The widening gap between able and disaffected pupils was highlighted yesterday in official statistics showing ministers were on course to meet their target for top-grade GCSE passes but that more children left school with no qualifications at all this summer.

The Government's target for 95 per cent of students to pass at least one GCSE by 2002 now looks unlikely to be met because the number of teenagers who failed every exam rose for the first time since the targets were set in 1998. More than 33,208 students left school without a single GCSE pass this summer, up from 32,500 last year. That is a slight drop in the failure rate, to 5.5 per cent from 5.6 per cent last year, explained by a 4 per cent rise in the number of 16-year-olds.

But this marginal improvement still means ministers are unlikely to achieve their target of cutting the failure rate to 5 per cent by next summer. Teaching unions said reducing the failure rate became increasingly difficult when dealing with the least able and most disaffected teenagers. The failure rate has fallen by just 1.1 percentage points in the three years since the targets were announced.

The Government is, though, on course to meet its other GCSE target – for 50 per cent of pupils to achieve at least five A*-C grades at GCSE by 2002. This summer 49.8 per cent of students reached this standard compared with 49.2 per cent last year. Stephen Timms, the School Standards minister, said: "The Government's commitment to driving up standards is delivering real progress. We set ourselves a challenging target – that 50 per cent ... should get five or more GCSE passes by 2002 – and we are on track to meet it.

"The students who received these results now have a solid basis on which to continue their academic or vocational education."

But the Secondary Heads Association condemned the current exam system as "too time-consuming, confused and costly" and said league tables pushed schools into concentrating on pupils on the C/D grade boundary. It called for the abolition of league tables, the scrapping of the GCSE as an exams taken by all 16-year-olds and its replacement with modular tests taken by students of all ages whenever they were ready.

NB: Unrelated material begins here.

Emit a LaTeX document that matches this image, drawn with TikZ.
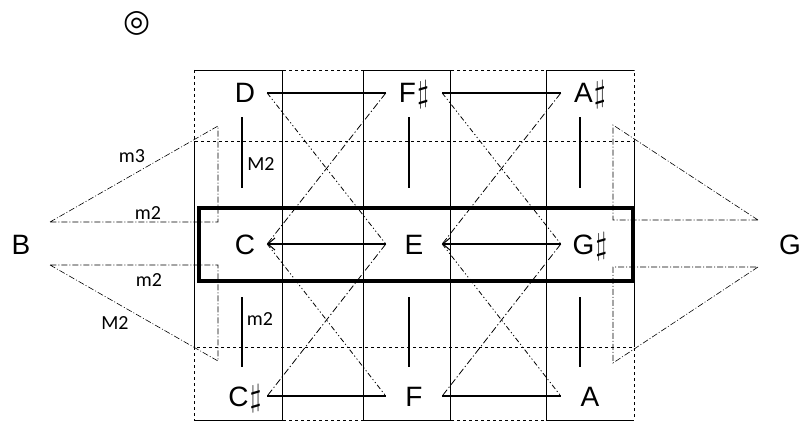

John Dunford, the union's general secretary, said: "The key to successful implementation of change for the 14 to 19 age group is reform of the examinations system, which is now too time-consuming, confused and costly. Qualifications should no longer be age- related for 16 and 18-year-olds. More just-in-time examinations and more online testing should take place. National league tables of achievement at age 16 and 18 have no part to play in a progressive qualifications structure."

Nigel de Gruchy, general secretary of the National Association of Schoolmasters Union of Women Teachers, said that achieving year-on-year improvements with the least able pupils became increasingly difficult. Getting every single youngster to pass an exam gets progressively more and more difficult as you get down to the bottom of the really hopeless cases," he said.

"Schools do concentrate a lot on the kids at the C/D margins because of the league tables. Unfortunately, this means that kids at both the top and the bottom ends of the spectrum might suffer."